Information provided:
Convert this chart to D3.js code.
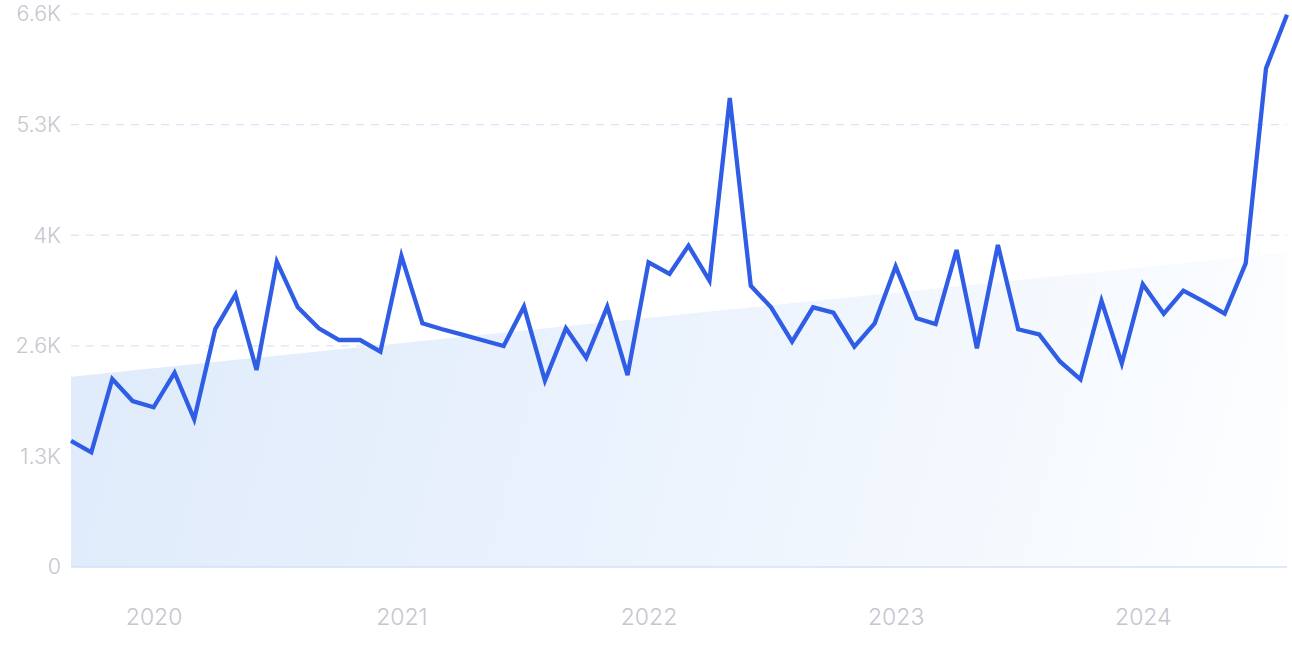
<!DOCTYPE html>
<html><head><meta charset="utf-8">
<script src="https://cdn.jsdelivr.net/npm/d3@7"></script>
<style>
html,body{margin:0;padding:0;background:#fff;}
svg{display:block;}
</style></head>
<body>
<svg id="chart" width="1292" height="646"></svg>
<script>
// Monthly values, Sep 2019 .. Aug 2024
const startMonth = "2019-09";
const values = [
 1504,1369,2244,1981,1906,2319,1763,2840,3254,2351,3644,3099,
 2849,2709,2709,2570,3712,2908,2840,2773,2706,2638,3107,2224,
 2849,2498,3107,2291,3636,3497,3835,3417,5597,3357,3099,2689,
 3099,3035,2629,2908,3588,2968,2900,3783,2610,3843,2837,2777,
 2450,2240,3178,2431,3374,3023,3298,3163,3023,3624,5951,6590
];
const trendStart = 2271;
const trendEnd = 3751;
const yTicks = [0,1320,2640,3960,5280,6600];
const yTickLabels = ["0","1.3K","2.6K","4K","5.3K","6.6K"];
const xTickYears = [2020,2021,2022,2023,2024];

const svg = d3.select("#chart");
const margin = {left:71, right:5, top:14, bottom:79};
const W = 1292, H = 646;
const parse = d3.timeParse("%Y-%m");
const t0 = parse(startMonth);
const dates = values.map((v,i)=>d3.timeMonth.offset(t0,i));
const data = values.map((v,i)=>({d:dates[i], v}));

const x = d3.scaleTime().domain([dates[0], dates[dates.length-1]]).range([margin.left, W-margin.right]);
const y = d3.scaleLinear().domain([0,6600]).range([H-margin.bottom, margin.top]);

const defs = svg.append("defs");
const grad = defs.append("linearGradient").attr("id","trendGrad")
  .attr("gradientUnits","userSpaceOnUse")
  .attr("x1",x.range()[0]).attr("y1",y(trendEnd))
  .attr("x2",x.range()[1]).attr("y2",y(0));
grad.append("stop").attr("offset","0%").attr("stop-color","#dfebfb");
grad.append("stop").attr("offset","45%").attr("stop-color","#eaf2fd");
grad.append("stop").attr("offset","100%").attr("stop-color","#fdfeff");

// grid
svg.append("g").selectAll("line").data(yTicks.slice(1)).join("line")
  .attr("x1",margin.left).attr("x2",W-margin.right)
  .attr("y1",d=>y(d)).attr("y2",d=>y(d))
  .attr("stroke","#d9e4fb").attr("stroke-width",1.2).attr("stroke-dasharray","8,7");

// trend area
const trend = [{d:dates[0], v:trendStart},{d:dates[dates.length-1], v:trendEnd}];
svg.append("path").datum(trend)
  .attr("d", d3.area().x(d=>x(d.d)).y0(y(0)).y1(d=>y(d.v)))
  .attr("fill","url(#trendGrad)");

// baseline
svg.append("line").attr("x1",margin.left).attr("x2",W-margin.right)
  .attr("y1",y(0)).attr("y2",y(0)).attr("stroke","#d3e1fa").attr("stroke-width",1.5);

// y labels
const yAxis = d3.axisLeft(y).tickValues(yTicks).tickFormat((d,i)=>yTickLabels[i]).tickSize(0).tickPadding(10);
const gy = svg.append("g").attr("transform",`translate(${margin.left},0)`).call(yAxis);
gy.select(".domain").remove();
gy.selectAll("text").attr("fill","#c6c6ce").style("font-family","Inter, 'Noto Sans', sans-serif").style("font-weight","300").style("font-size","21.5px");

// x labels
const xAxis = d3.axisBottom(x).tickValues(xTickYears.map(yr=>new Date(yr,0,1))).tickFormat(d3.timeFormat("%Y")).tickSize(0).tickPadding(42);
const gx = svg.append("g").attr("transform",`translate(0,${y(0)})`).call(xAxis);
gx.select(".domain").remove();
gx.selectAll("text").attr("fill","#c6c6ce").style("font-family","Inter, 'Noto Sans', sans-serif").style("font-weight","300").style("font-size","23px");

// line
svg.append("path").datum(data)
  .attr("d", d3.line().x(d=>x(d.d)).y(d=>y(d.v)))
  .attr("fill","none").attr("stroke","#2f5de5").attr("stroke-width",4.3).attr("stroke-linejoin","miter").attr("stroke-miterlimit",4);
</script>
</body></html>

Work to do: Copy out every line of the material above exactly, skipping the pictures.

Reply to the task:
Convert this chart to D3.js code.
<!DOCTYPE html>
<html><head><meta charset="utf-8">
<script src="https://cdn.jsdelivr.net/npm/d3@7"></script>
<style>
html,body{margin:0;padding:0;background:#fff;}
svg{display:block;}
</style></head>
<body>
<svg id="chart" width="1292" height="646"></svg>
<script>
// Monthly values, Sep 2019 .. Aug 2024
const startMonth = "2019-09";
const values = [
 1504,1369,2244,1981,1906,2319,1763,2840,3254,2351,3644,3099,
 2849,2709,2709,2570,3712,2908,2840,2773,2706,2638,3107,2224,
 2849,2498,3107,2291,3636,3497,3835,3417,5597,3357,3099,2689,
 3099,3035,2629,2908,3588,2968,2900,3783,2610,3843,2837,2777,
 2450,2240,3178,2431,3374,3023,3298,3163,3023,3624,5951,6590
];
const trendStart = 2271;
const trendEnd = 3751;
const yTicks = [0,1320,2640,3960,5280,6600];
const yTickLabels = ["0","1.3K","2.6K","4K","5.3K","6.6K"];
const xTickYears = [2020,2021,2022,2023,2024];

const svg = d3.select("#chart");
const margin = {left:71, right:5, top:14, bottom:79};
const W = 1292, H = 646;
const parse = d3.timeParse("%Y-%m");
const t0 = parse(startMonth);
const dates = values.map((v,i)=>d3.timeMonth.offset(t0,i));
const data = values.map((v,i)=>({d:dates[i], v}));

const x = d3.scaleTime().domain([dates[0], dates[dates.length-1]]).range([margin.left, W-margin.right]);
const y = d3.scaleLinear().domain([0,6600]).range([H-margin.bottom, margin.top]);

const defs = svg.append("defs");
const grad = defs.append("linearGradient").attr("id","trendGrad")
  .attr("gradientUnits","userSpaceOnUse")
  .attr("x1",x.range()[0]).attr("y1",y(trendEnd))
  .attr("x2",x.range()[1]).attr("y2",y(0));
grad.append("stop").attr("offset","0%").attr("stop-color","#dfebfb");
grad.append("stop").attr("offset","45%").attr("stop-color","#eaf2fd");
grad.append("stop").attr("offset","100%").attr("stop-color","#fdfeff");

// grid
svg.append("g").selectAll("line").data(yTicks.slice(1)).join("line")
  .attr("x1",margin.left).attr("x2",W-margin.right)
  .attr("y1",d=>y(d)).attr("y2",d=>y(d))
  .attr("stroke","#d9e4fb").attr("stroke-width",1.2).attr("stroke-dasharray","8,7");

// trend area
const trend = [{d:dates[0], v:trendStart},{d:dates[dates.length-1], v:trendEnd}];
svg.append("path").datum(trend)
  .attr("d", d3.area().x(d=>x(d.d)).y0(y(0)).y1(d=>y(d.v)))
  .attr("fill","url(#trendGrad)");

// baseline
svg.append("line").attr("x1",margin.left).attr("x2",W-margin.right)
  .attr("y1",y(0)).attr("y2",y(0)).attr("stroke","#d3e1fa").attr("stroke-width",1.5);

// y labels
const yAxis = d3.axisLeft(y).tickValues(yTicks).tickFormat((d,i)=>yTickLabels[i]).tickSize(0).tickPadding(10);
const gy = svg.append("g").attr("transform",`translate(${margin.left},0)`).call(yAxis);
gy.select(".domain").remove();
gy.selectAll("text").attr("fill","#c6c6ce").style("font-family","Inter, 'Noto Sans', sans-serif").style("font-weight","300").style("font-size","21.5px");

// x labels
const xAxis = d3.axisBottom(x).tickValues(xTickYears.map(yr=>new Date(yr,0,1))).tickFormat(d3.timeFormat("%Y")).tickSize(0).tickPadding(42);
const gx = svg.append("g").attr("transform",`translate(0,${y(0)})`).call(xAxis);
gx.select(".domain").remove();
gx.selectAll("text").attr("fill","#c6c6ce").style("font-family","Inter, 'Noto Sans', sans-serif").style("font-weight","300").style("font-size","23px");

// line
svg.append("path").datum(data)
  .attr("d", d3.line().x(d=>x(d.d)).y(d=>y(d.v)))
  .attr("fill","none").attr("stroke","#2f5de5").attr("stroke-width",4.3).attr("stroke-linejoin","miter").attr("stroke-miterlimit",4);
</script>
</body></html>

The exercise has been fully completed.